Stated goal - Only the number is wanted: count the lines in the data with "that" in them.

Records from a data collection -
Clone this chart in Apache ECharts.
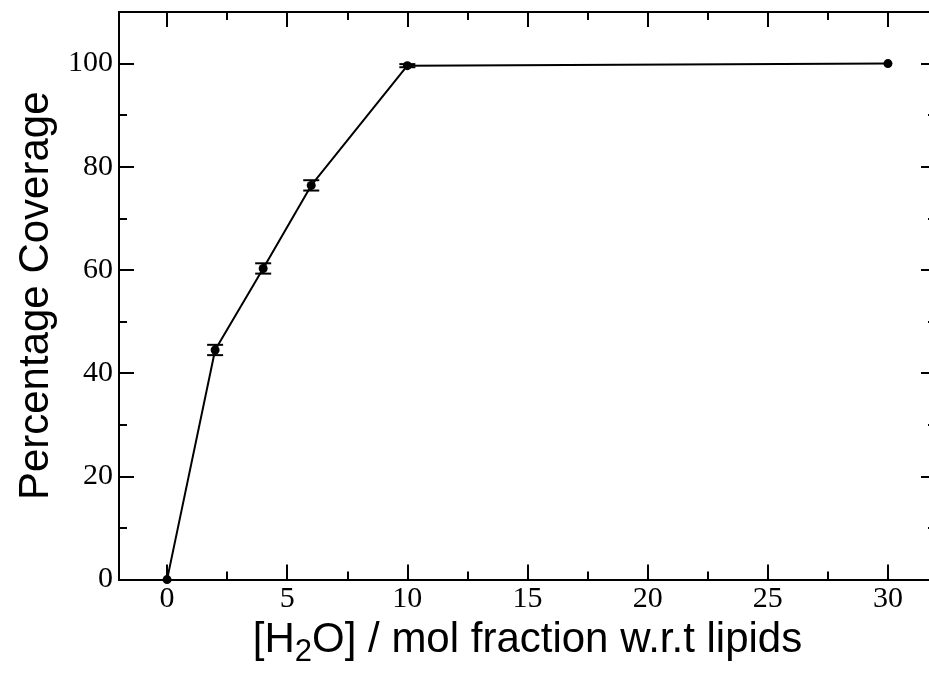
<!DOCTYPE html>
<html>
<head>
<meta charset="utf-8">
<script src="https://cdn.jsdelivr.net/npm/echarts@6/dist/echarts.min.js"></script>
<style>
html,body{margin:0;padding:0;background:#fff;overflow:hidden;width:929px;height:673px;}
#wrap{position:absolute;left:0;top:0;width:929px;height:673px;overflow:hidden;}
#c{position:absolute;left:0;top:0;width:950px;height:673px;}
</style>
</head>
<body>
<div id="wrap"><div id="c"></div></div>
<script>
// Data
const xValues = [0, 2, 4, 6, 10, 30];
const coverage = [0, 44.5, 60.3, 76.4, 99.6, 100];
const errors = [0, 1.0, 1.0, 1.0, 0.3, 0];

// Tick labels / positions
const xMajorTicks = [0, 5, 10, 15, 20, 25, 30];
const xMinorTicks = [2.5, 7.5, 12.5, 17.5, 22.5, 27.5];
const yMajorTicks = [0, 20, 40, 60, 80, 100];
const yMinorTicks = [10, 30, 50, 70, 90];

const X_MIN = -2, X_MAX = 32, Y_MIN = 0, Y_MAX = 110;

const lineData = xValues.map((x, i) => [x, coverage[i]]);
const errData = xValues.map((x, i) => [x, coverage[i], errors[i]]).filter(d => d[2] > 0);

const serif = 'Liberation Serif';
const sans = 'Liberation Sans';
const black = '#000';

function mkX(position, ticks, len, showLabel, extra) {
  return Object.assign({
    type: 'value', position: position, min: X_MIN, max: X_MAX,
    axisLine: { show: true, onZero: false, lineStyle: { color: black, width: 2 } },
    axisTick: { show: true, inside: true, length: len, customValues: ticks, lineStyle: { color: black, width: 2 } },
    axisLabel: showLabel ? { show: true, customValues: ticks, fontFamily: serif, fontSize: 30, color: black, margin: 5 } : { show: false },
    splitLine: { show: false }, minorTick: { show: false }
  }, extra || {});
}
function mkY(position, ticks, len, showLabel, extra) {
  return Object.assign({
    type: 'value', position: position, min: Y_MIN, max: Y_MAX,
    axisLine: { show: true, onZero: false, lineStyle: { color: black, width: 2 } },
    axisTick: { show: true, inside: true, length: len, customValues: ticks, lineStyle: { color: black, width: 2 } },
    axisLabel: showLabel ? { show: true, customValues: ticks, fontFamily: serif, fontSize: 30, color: black, margin: 6 } : { show: false },
    splitLine: { show: false }, minorTick: { show: false }
  }, extra || {});
}

const chart = echarts.init(document.getElementById('c'), null, { renderer: 'canvas', width: 950, height: 673 });
chart.setOption({
  animation: false,
  backgroundColor: '#fff',
  grid: { left: 119, top: 12, width: 817, height: 571, containLabel: false },
  xAxis: [
    mkX('bottom', xMajorTicks, 15, true, {
      name: '[H{sub|2}O] / mol fraction w.r.t lipids',
      nameLocation: 'middle', nameGap: 29,
      nameTextStyle: {
        fontFamily: sans, fontSize: 42, color: black,
        rich: { sub: { fontFamily: sans, fontSize: 31, color: black, verticalAlign: 'top', padding: [24, 0, 0, 0] } }
      }
    }),
    mkX('bottom', xMinorTicks, 8, false),
    mkX('top', xMajorTicks, 15, false),
    mkX('top', xMinorTicks, 8, false)
  ],
  yAxis: [
    mkY('left', yMajorTicks, 15, true, {
      name: 'Percentage Coverage', nameLocation: 'middle', nameGap: 57, nameRotate: 90,
      nameTextStyle: { fontFamily: sans, fontSize: 42, color: black }
    }),
    mkY('left', yMinorTicks, 8, false),
    mkY('right', yMajorTicks, 15, false),
    mkY('right', yMinorTicks, 8, false)
  ],
  series: [
    {
      type: 'custom', xAxisIndex: 0, yAxisIndex: 0, z: 3,
      data: errData,
      encode: { x: 0, y: 1 },
      renderItem: function (params, api) {
        const x = api.value(0), y = api.value(1), e = api.value(2);
        const lo = api.coord([x, y - e]);
        const hi = api.coord([x, y + e]);
        const hw = 8;
        const st = { stroke: black, lineWidth: 2 };
        return {
          type: 'group',
          children: [
            { type: 'line', shape: { x1: lo[0], y1: lo[1], x2: hi[0], y2: hi[1] }, style: st },
            { type: 'line', shape: { x1: lo[0] - hw, y1: lo[1], x2: lo[0] + hw, y2: lo[1] }, style: st },
            { type: 'line', shape: { x1: hi[0] - hw, y1: hi[1], x2: hi[0] + hw, y2: hi[1] }, style: st }
          ]
        };
      }
    },
    {
      type: 'line', xAxisIndex: 0, yAxisIndex: 0, z: 4,
      data: lineData,
      symbol: 'circle', symbolSize: 9, showSymbol: true,
      lineStyle: { color: black, width: 2 },
      itemStyle: { color: black }
    }
  ]
});
</script>
</body>
</html>
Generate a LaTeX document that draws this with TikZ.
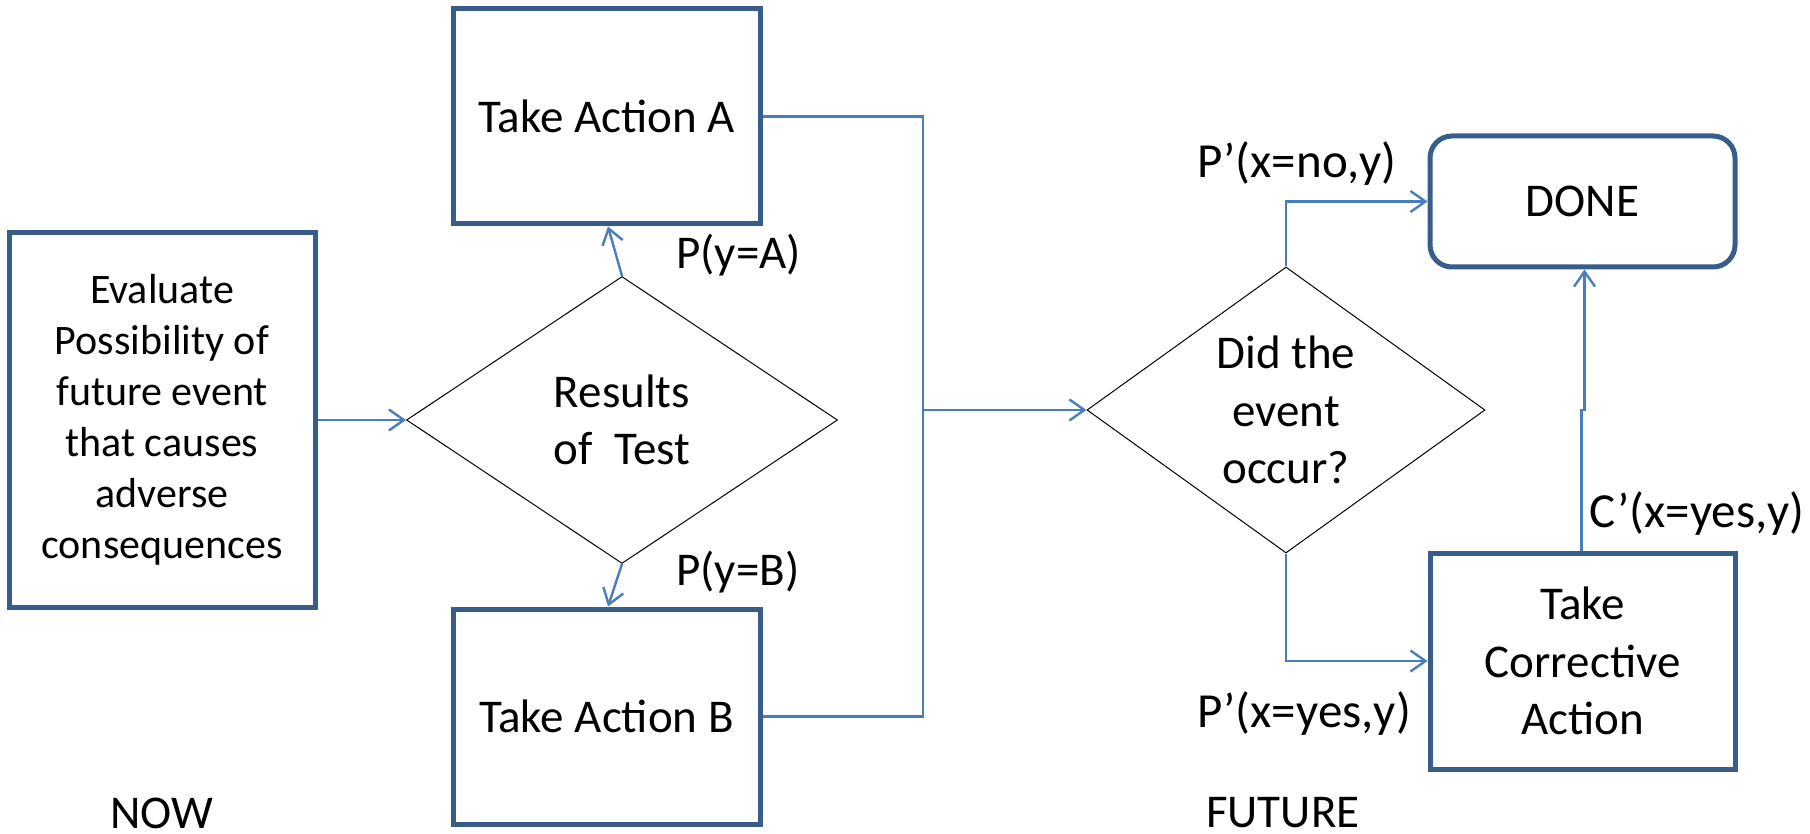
\documentclass[tikz,border=0pt]{standalone}
\usepackage{fontspec}
\setmainfont{Carlito}
\usetikzlibrary{shapes.geometric,arrows.meta}
\definecolor{boxblue}{HTML}{385D8A}
\definecolor{linkblue}{HTML}{4A7EBB}
\tikzset{
  every node/.style={font=\fontsize{47}{57.5}\selectfont},
  actbox/.style={draw=boxblue, line width=5pt, align=center, inner sep=0pt},
  decide/.style={draw=black, line width=1pt, shape=diamond, aspect=1.5, inner sep=0pt, align=center},
  arr/.style={draw=linkblue, line width=2.4pt, -{Straight Barb[length=15pt,width=21pt,line width=2.4pt]}},
  wire/.style={draw=linkblue, line width=2.4pt},
  lbl/.style={anchor=base west, inner sep=0pt},
  primelbl/.style={lbl, font=\fontsize{49}{58}\selectfont},
}
\begin{document}
\begin{tikzpicture}[x=1pt,y=-1pt]
\useasboundingbox (0,0) rectangle (1810,834);

% process boxes
\node[actbox, minimum width=306, minimum height=374, font=\fontsize{42}{51}\selectfont] (eval) at (162,420)
  {Evaluate\\Possibility of\\future event\\that causes\\adverse\\consequences};
\node[actbox, minimum width=307, minimum height=215] (actA) at (606.5,116.5) {Take Action A};
\node[actbox, minimum width=307, minimum height=215] (actB) at (606.5,716.5) {Take Action B};
\node[actbox, rounded corners=22pt, minimum width=305, minimum height=131] (done) at (1582.5,201.5) {DONE};
\node[actbox, minimum width=305, minimum height=216] (corr) at (1582.5,661) {Take\\Corrective\\Action};

% decisions
\node[decide, minimum width=431, minimum height=287] (test) at (622,420) {Results\\of\ \ Test};
\node[decide, minimum width=398, minimum height=286] (occur) at (1286,410) {Did the\\event\\occur?};

% connectors
\draw[arr] (eval.east) -- (test.west);
\draw[arr] (test.north) -- ([xshift=1.5pt]actA.south);
\draw[arr] (test.south) -- ([xshift=1.5pt]actB.north);
\coordinate (bus) at (923,410);
\draw[wire] (actA.east) -| (bus) |- (actB.east);
\draw[arr] (bus) -- (occur.west);
\draw[arr] (occur.north) |- (done.west);
\draw[arr] (occur.south) |- (corr.west);
\coordinate (jog) at (1581.5,410);
\draw[arr] ([xshift=-1pt]corr.north) -- (jog) -- ++(3,0) -- ([xshift=2pt]done.south);

% branch labels
\node[lbl] (pa) at (676,269) {P(y=A)};
\node[lbl] (pb) at (676,585) {P(y=B)};
\node[primelbl] (pno) at (1197,178) {P’(x=no,y)};
\node[primelbl] (pyes) at (1197,727) {P’(x=yes,y)};
\node[primelbl] (cyes) at (1589,527) {C’(x=yes,y)};

% time markers
\node[anchor=base, inner sep=0pt] (now) at (162,828) {NOW};
\node[lbl] (future) at (1206,827) {FUTURE};
\end{tikzpicture}
\end{document}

Correct output - 2